Some lotteries were deemed more acceptable than others however. Christmas lotteries, aimed at helping people provide ‘game, wine, spirits, etc’ for the festive period were not legal but it was understood that these were perhaps an exception and were rarely prosecuted.

So it must have seemed to Edwin Darrell that his lottery scheme, which aimed at raising money to ‘provide poor children with dinners’ at Christmas, would be allowed to go ahead. Sadly, Darrell was mistaken.

In December 1897 he was summoned before the Worship Street Police court and accused of selling ticket for the ‘Thirteenth Annual Grand Christmas Lottery’. Darrell was shown to have ordered the printing of 8,000 books of 10 tickets and of posters advertising the draw and prizes. These posters proudly stated that the funds from last year’s lottery sales had meant that ‘70,000 children had been fed’.

In court the prosecution presented the facts, which Darrell’s lawyer (a Mr Geoghegan) did not contest. Instead he stressed the lottery was entirely charitable and assured the magistrate that those buying tickets stood an even better chance of winning than they had in the previous year. In 1896 one of every 77 tickets won a prize, whereas this year one in just 45 was a winner. I wish I had those odds for the modern lottery!

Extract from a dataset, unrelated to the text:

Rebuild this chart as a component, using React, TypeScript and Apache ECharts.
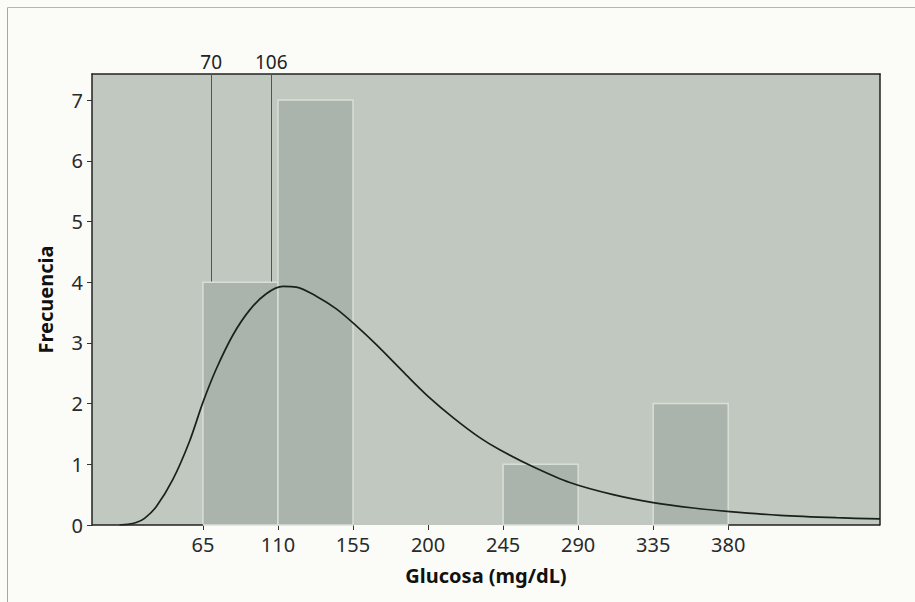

The prosecution demanded that draw be cancelled forthwith as the lottery was illegal and despite Darrell’s protests that it should go ahead since tickets had already been sold (and so would presumably have to be refunded) the magistrate agreed. Mr Cluer told him that if the draw was lottery was folded no further action would be taken by the court but if it went ahead the full force of the law would be applied.

I understand that the law is the law but am surprised that an exception was not made in this case. After all the lottery was in its 13thyear and there was clear evidence that the proceeds were going to charity, and a very good cause at that. I wonder if it had more to do with politics?

Edwin Darrell was the secretary of the United Radical Club that was based in Kay Street, Bethnal Green. Popular labour radicalism had surged in the 1880s and presented an increasing challenge to the Liberal Party that had traditionally secured the votes of many working class men.  Maybe this was an opportunity for the authorities to slap down an emerging political force and remind others that rules, after all, were rules.